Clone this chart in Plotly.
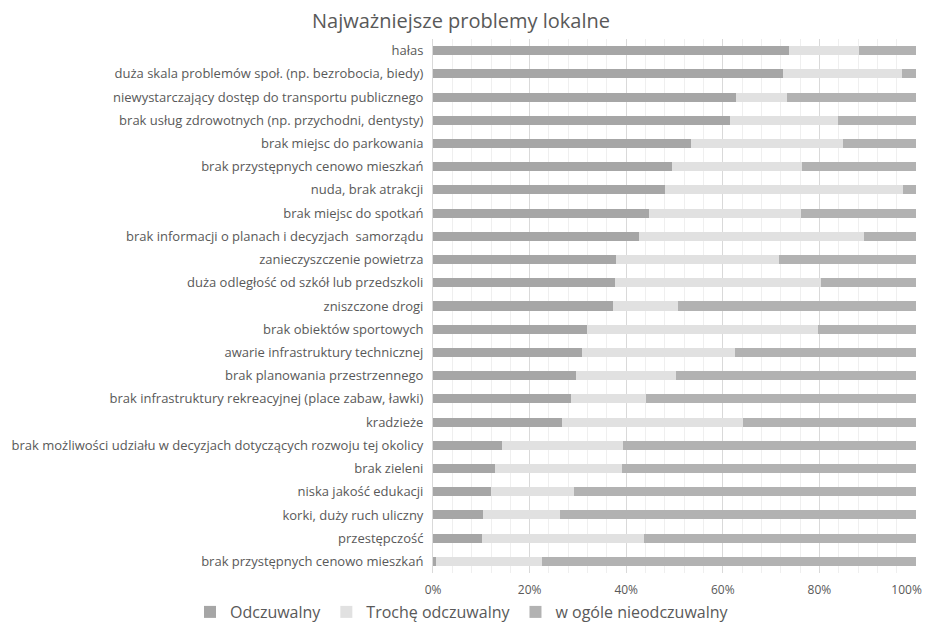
import plotly.graph_objects as go

categories = [
    "hałas",
    "duża skala problemów społ. (np. bezrobocia, biedy)",
    "niewystarczający dostęp do transportu publicznego",
    "brak usług zdrowotnych (np. przychodni, dentysty)",
    "brak miejsc do parkowania",
    "brak przystępnych cenowo mieszkań",
    "nuda, brak atrakcji",
    "brak miejsc do spotkań",
    "brak informacji o planach i decyzjach  samorządu",
    "zanieczyszczenie powietrza",
    "duża odległość od szkół lub przedszkoli",
    "zniszczone drogi",
    "brak obiektów sportowych",
    "awarie infrastruktury technicznej",
    "brak planowania przestrzennego",
    "brak infrastruktury rekreacyjnej (place zabaw, ławki)",
    "kradzieże",
    "brak możliwości udziału w decyzjach dotyczących rozwoju tej okolicy",
    "brak zieleni",
    "niska jakość edukacji",
    "korki, duży ruch uliczny",
    "przestępczość",
    "brak przystępnych cenowo mieszkań",
]

odczuwalny = [73.7, 72.5, 62.7, 61.4, 53.4, 49.5, 48.1, 44.8, 42.7, 37.8, 37.7, 37.2,
              31.9, 30.9, 29.6, 28.5, 26.7, 14.2, 12.8, 11.9, 10.3, 10.2, 0.7]
troche = [14.5, 24.6, 10.5, 22.4, 31.5, 27.0, 49.2, 31.4, 46.5, 33.8, 42.6, 13.6,
          47.8, 31.6, 20.7, 15.5, 37.5, 25.1, 26.4, 17.2, 15.9, 33.4, 21.8]
w_ogole = [round(100 - a - b, 1) for a, b in zip(odczuwalny, troche)]

series_names = ["Odczuwalny", "Trochę odczuwalny", "w ogóle nieodczuwalny"]
series_colors = ["#a6a6a6", "#e1e1e1", "#b2b2b2"]

x_ticks = [0, 20, 40, 60, 80, 100]
# the last label is nudged left (trailing no-break spaces) so it stays inside the page
x_tick_labels = ["0%", "20%", "40%", "60%", "80%", "100%" + "\u00a0" * 6]

ypos = list(range(len(categories)))
FONT = "Open Sans"
TXT = "#595959"

fig = go.Figure()
for name, vals, col in zip(series_names, [odczuwalny, troche, w_ogole], series_colors):
    fig.add_trace(go.Bar(
        x=vals, y=ypos, orientation="h", name=name,
        marker=dict(color=col, line=dict(width=0)),
    ))

W, H = 924, 614
L, R, T, B = 425, 16, 31, 49
PW, PH = W - L - R, H - T - B

fig.update_layout(
    barmode="stack",
    bargap=0.61,
    width=W, height=H,
    margin=dict(l=L, r=R, t=T, b=B, autoexpand=False),
    paper_bgcolor="white", plot_bgcolor="white",
    font=dict(family=FONT, size=13, color=TXT),
    title=dict(text="Najważniejsze problemy lokalne", x=453 / W, xanchor="center",
               y=1 - 13 / H, yanchor="middle",
               font=dict(family=FONT, size=20, color=TXT)),
    showlegend=True,
    legend=dict(orientation="h",
                x=(182 - L) / PW, xanchor="left",
                y=((H - B) - 604) / PH, yanchor="middle",
                font=dict(family=FONT, size=16, color=TXT),
                traceorder="normal", bgcolor="rgba(0,0,0,0)"),
)
fig.update_xaxes(
    range=[-0.01, 100.01], tickvals=x_ticks, ticktext=x_tick_labels,
    showgrid=True, gridcolor="#d9d9d9", gridwidth=1,
    minor=dict(dtick=4, showgrid=True, gridcolor="#efefef", gridwidth=1),
    zeroline=False, showline=False,
    tickfont=dict(family=FONT, size=12, color=TXT),
    ticks="", automargin=False, ticklabelstandoff=8,
    ticklabeloverflow="allow",
)
fig.update_yaxes(
    tickvals=ypos, ticktext=categories, range=[len(categories) - 0.5, -0.5],
    showgrid=False, zeroline=False, showline=True, linecolor="#d9d9d9",
    ticks="", automargin=False, ticklabelstandoff=6,
    tickfont=dict(family=FONT, size=13, color=TXT),
)

fig.write_html("out.html")
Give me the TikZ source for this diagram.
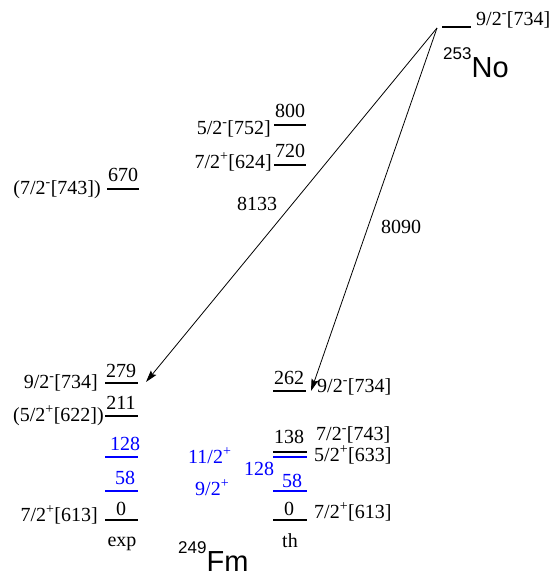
\documentclass[tikz,border=0pt]{standalone}
\usepackage{fontspec}
\setmainfont{Liberation Serif}
\newfontfamily\arialfont{Liberation Sans}
\usetikzlibrary{arrows.meta}
\definecolor{levelblue}{HTML}{0000FF}

\begin{document}
\begin{tikzpicture}[x=1pt,y=-1pt,
  level/.style={line width=2.4pt},
  lab/.style={font=\fontsize{20}{24}\selectfont,inner sep=0pt},
  nucl/.style={font=\arialfont\fontsize{29}{34}\selectfont,inner sep=0pt},
  decay/.style={line width=0.8pt,-{Stealth[length=12pt,width=7pt,inset=2pt]}}]
  \useasboundingbox (0,0) rectangle (555,576);
  % 253No ground state
  \draw[level] (442,27) -- (471,27);
  \coordinate (no) at (437,28);
  \node[lab,anchor=base west] (no-gs) at (476,25) {9/2\textsuperscript{-}[734]};
  \node[nucl,anchor=base west] (no-name) at (443,77)
    {\raisebox{18pt}{\fontsize{17}{20}\selectfont 253}No};
  % upper states
  \draw[level] (274,125) -- (306,125);
  \node[lab,anchor=base] (e800) at (290,117) {800};
  \node[lab,anchor=base east] (s800) at (271,134) {5/2\textsuperscript{-}[752]};
  \draw[level] (274,165) -- (306,165);
  \node[lab,anchor=base] (e720) at (290,157) {720};
  \node[lab,anchor=base east] (s720) at (272,168) {7/2\textsuperscript{+}[624]};
  \draw[level] (107,189) -- (139,189);
  \node[lab,anchor=base] (e670) at (123,181) {670};
  \node[lab,anchor=base east] (s670) at (101,194) {(7/2\textsuperscript{-}[743])};
  % alpha decays
  \coordinate (e279) at (146,382);
  \coordinate (t262) at (311,391);
  \draw[decay] (no) -- (e279);
  \draw[decay] (no) -- (t262);
  \node[lab,anchor=base] (q1) at (257,210) {8133};
  \node[lab,anchor=base west] (q2) at (381,233) {8090};
  % 249Fm experiment
  \draw[level] (105,383) -- (138,383);
  \node[lab,anchor=base] (x279) at (121,377) {279};
  \node[lab,anchor=base east] (xs279) at (98,388) {9/2\textsuperscript{-}[734]};
  \draw[level] (105,416) -- (138,416);
  \node[lab,anchor=base] (x211) at (121,409) {211};
  \node[lab,anchor=base east] (xs211) at (104,421) {(5/2\textsuperscript{+}[622])};
  \draw[level,levelblue] (105,457) -- (138,457);
  \node[lab,anchor=base,levelblue] (x128) at (125,450) {128};
  \draw[level,levelblue] (105,491) -- (138,491);
  \node[lab,anchor=base,levelblue] (x58) at (125,484) {58};
  \draw[level] (105,520) -- (138,520);
  \node[lab,anchor=base] (x0) at (121,515) {0};
  \node[lab,anchor=base east] (xs0) at (98,521) {7/2\textsuperscript{+}[613]};
  \node[lab,anchor=base] (exp) at (122,546) {exp};
  % 249Fm theory
  \draw[level] (273,391) -- (306,391);
  \node[lab,anchor=base] (t262lab) at (289,384) {262};
  \node[lab,anchor=base west] (ts262) at (317,392) {9/2\textsuperscript{-}[734]};
  \draw[level] (273,452) -- (307,452);
  \draw[level,levelblue] (273,457) -- (307,457);
  \node[lab,anchor=base] (t138) at (289,443) {138};
  \node[lab,anchor=base west] (ts138) at (316,440) {7/2\textsuperscript{-}[743]};
  \node[lab,anchor=base west] (ts128) at (314,461) {5/2\textsuperscript{+}[633]};
  \node[lab,anchor=base,levelblue] (t128) at (259,475) {128};
  \node[lab,anchor=base west,levelblue] (j11) at (188,463) {11/2\textsuperscript{+}};
  \node[lab,anchor=base west,levelblue] (j9) at (195,495) {9/2\textsuperscript{+}};
  \draw[level,levelblue] (273,491) -- (307,491);
  \node[lab,anchor=base,levelblue] (t58) at (292,487) {58};
  \draw[level] (273,520) -- (307,520);
  \node[lab,anchor=base] (t0) at (289,515) {0};
  \node[lab,anchor=base west] (ts0) at (314,518) {7/2\textsuperscript{+}[613]};
  \node[lab,anchor=base] (th) at (290,547) {th};
  \node[nucl,anchor=base west] (fm-name) at (178,571)
    {\raisebox{18pt}{\fontsize{17}{20}\selectfont 249}Fm};
\end{tikzpicture}
\end{document}
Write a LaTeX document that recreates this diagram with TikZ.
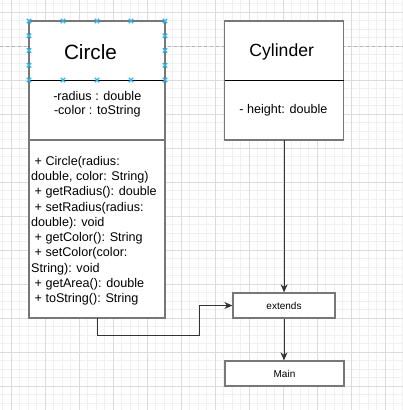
\documentclass[tikz,border=0pt]{standalone}
\usepackage{fontspec}
\setmainfont{Liberation Sans}
\usetikzlibrary{arrows.meta}

\definecolor{gridMinor}{HTML}{F0F0F0}
\definecolor{gridMajor}{HTML}{DCDCDC}
\definecolor{pageBreak}{HTML}{B4B4B4}
\definecolor{outlineGray}{HTML}{777777}
\definecolor{handleBlue}{HTML}{29B6F2}

\newcommand{\pub}{\hspace*{.28em}+ }

\begin{document}
\begin{tikzpicture}[
    x=1pt, y=-1pt,
    minorLine/.style={draw=gridMinor, line width=0.8pt},
    majorLine/.style={draw=gridMajor, line width=0.8pt},
    pageLine/.style={draw=pageBreak, line width=1pt, dash pattern=on 3pt off 3pt},
    classBox/.style={draw=outlineGray, line width=1.6pt, fill=white, outer sep=0pt},
    flowBox/.style={draw=outlineGray, line width=1.3pt, fill=white, minimum height=25pt,
        font=\fontsize{10}{12}\selectfont},
    sepLine/.style={draw=black, line width=0.9pt},
    titleText/.style={inner sep=0pt, anchor=base},
    memberText/.style={inner sep=0pt, font=\fontsize{12.6}{15.3}\selectfont},
    handle/.style={draw=handleBlue, line width=1.2pt},
    link/.style={draw=black!80, line width=1pt, ->, >={Stealth[length=8pt, width=7pt, inset=2.5pt]}},
    every node/.style={
        text centered,
        }
        ]
    \useasboundingbox (0,0) rectangle (403,410);

    % background grid
    \foreach \i in {0,...,47} {
        \draw[minorLine] (2.8+8.5*\i,0) -- ++(0,410);
        \draw[minorLine] (0,3.8+8.5*\i) -- ++(403,0);
    }
    \foreach \i in {0,...,11} {
        \draw[majorLine] (11.3+34*\i,0) -- ++(0,410);
        \draw[majorLine] (0,12.3+34*\i) -- ++(403,0);
    }
    \draw[pageLine] (0,46) -- (403,46);

    % Circle
    \node[classBox, minimum width=136pt, minimum height=119pt] (circle) at (97,80.5) {};
    \node[classBox, minimum width=136pt, minimum height=178pt, anchor=north] (circleMethods) at (circle.south) {};
    \draw[sepLine] ([yshift=-59pt]circle.north west) -- ([yshift=-59pt]circle.north east);

    \node[titleText, font=\fontsize{20.7}{24}\selectfont] (circleName) at (90.5,59.2) {Circle};
    \node[memberText, font=\fontsize{12.6}{14.5}\selectfont, align=center, anchor=north] (circleFields) at (97.3,90.9)
        {-radius : double\\-color : toString};
    \node[memberText, align=left, anchor=north west] (circleOps) at (31,155.8)
        {\pub Circle(radius:\\double, color: String)\\\pub getRadius(): double\\\pub setRadius(radius:\\double): void\\%
         \pub getColor(): String\\\pub setColor(color:\\String): void\\\pub getArea(): double\\\pub toString(): String};

    \foreach \hx in {29,63,97,131,165} {
        \foreach \hy in {21,80}
            \draw[handle] (\hx,\hy) ++(-2.2,-2.2) -- ++(4.4,4.4) (\hx,\hy) ++(-2.2,2.2) -- ++(4.4,-4.4);
    }
    \foreach \hx in {29,165} {
        \foreach \hy in {35.75,50.5,65.25}
            \draw[handle] (\hx,\hy) ++(-2.2,-2.2) -- ++(4.4,4.4) (\hx,\hy) ++(-2.2,2.2) -- ++(4.4,-4.4);
    }

    % Cylinder
    \node[classBox, minimum width=119pt, minimum height=119pt] (cylinder) at (284.1,80.5) {};
    \draw[sepLine] ([yshift=-59pt]cylinder.north west) -- ([yshift=-59pt]cylinder.north east);
    \node[titleText, font=\fontsize{17.6}{20}\selectfont] (cylinderName) at (281.7,56.6) {Cylinder};
    \node[memberText] (cylinderFields) at (283.5,110) {- height: double};

    \node[flowBox, minimum width=102pt] (extends) at (284,305.5) {extends};
    \node[flowBox, minimum width=119pt] (main) at (284.5,373.5) {Main};

    \coordinate (turn) at (199,335);
    \draw[link] (circleMethods.south) |- (turn) |- (extends.west);
    \draw[link] (cylinder.south) -- (cylinder.south |- extends.north);
    \draw[link] (extends.south) -- (extends.south |- main.north);
\end{tikzpicture}
\end{document}
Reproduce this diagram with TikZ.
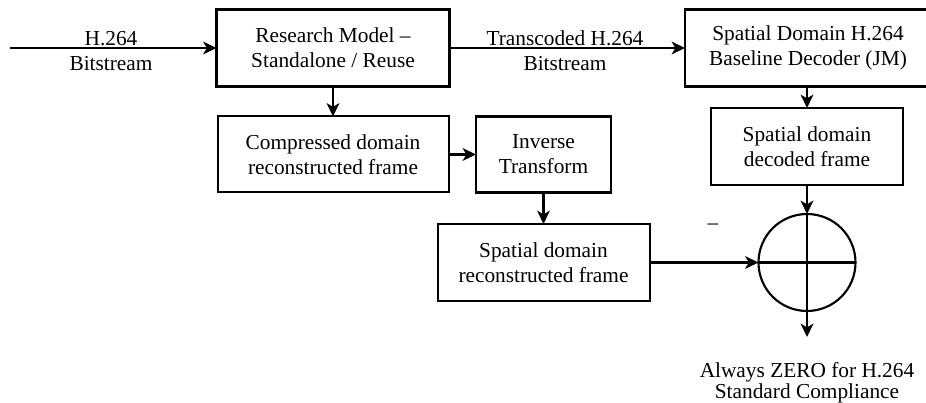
\documentclass[tikz,border=0pt]{standalone}
\usepackage{fontspec}
\setmainfont{Liberation Serif}
\usetikzlibrary{arrows.meta,positioning}

\begin{document}
\begin{tikzpicture}[x=0.75pt,y=-0.75pt,>={Stealth[length=10pt,width=9.5pt,inset=2.8pt]},font=\fontsize{16}{18.75}\selectfont]
\tikzset{blk/.style={draw,line width=1.5pt,align=center,inner sep=0pt,outer sep=0pt},
  thk/.style={blk,line width=2.2pt},
  lbl/.style={align=center,inner sep=0pt},
  flow/.style={->,line width=1.6pt}}
\useasboundingbox (0,0) rectangle (926,403);
\node[thk,minimum width=174.75pt,minimum height=57.75pt] (rm) at (333,48) {Research Model --\\Standalone / Reuse};
\node[blk,minimum width=173.25pt,minimum height=57pt] (cdr) at (333,154.5) {Compressed domain\\reconstructed frame};
\node[thk,minimum width=101.25pt,minimum height=57pt] (inv) at (543.5,154.5) {Inverse\\Transform};
\node[blk,minimum width=159pt,minimum height=57.75pt] (sdr) at (543.5,262.5) {Spatial domain\\reconstructed frame};
\node[thk,minimum width=184.5pt,minimum height=57.75pt] (dec) at (808,48) {Spatial Domain H.264\\Baseline Decoder (JM)};
\node[blk,minimum width=144pt,minimum height=57.75pt] (sdd) at (807,146.5) {Spatial domain\\decoded frame};
\node[circle,draw,line width=1.6pt,minimum size=72.75pt,inner sep=0pt,outer sep=0pt] (sum) at (807,262.5) {};
\coordinate (src) at (10,48);
\coordinate (out) at (807,337);
% labels
\node[lbl] (inlbl) at (111,51) {H.264\\Bitstream};
\node[lbl] (trlbl) at (565,51) {Transcoded H.264\\Bitstream};
\node[lbl] (mns) at (713,227) {--};
\node[lbl,font=\fontsize{16}{15.75}\selectfont] (outlbl) at (807,382.5) {Always ZERO for H.264\\Standard Compliance};
% connectors
\draw[flow] (src) -- (rm.west);
\draw[flow] (rm.east) -- (rm.east -| dec.west);
\draw[flow] (cdr.east) -- (inv.west);
\draw[flow] (sdr.east) -- (sum.west);
\foreach \a/\b in {rm/cdr,inv/sdr,sdd/sum}{\draw[flow] (\a.south) -- (\b.north);}
\draw[flow] (dec.south -| sdd.north) -- (sdd.north);
\draw[line width=1.6pt] (sum.north) -- (sum.south) (sum.west) -- (sum.east);
\draw[flow] (sum.south) -- (out);
\end{tikzpicture}
\end{document}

### Written problem
Everything from the first line to the line with "import plotly.graph_objects as go" must be repeated exactly, and nothing else. Leave the pictures out.

### Solution to this problem
Clone this chart in Plotly.
import plotly.graph_objects as go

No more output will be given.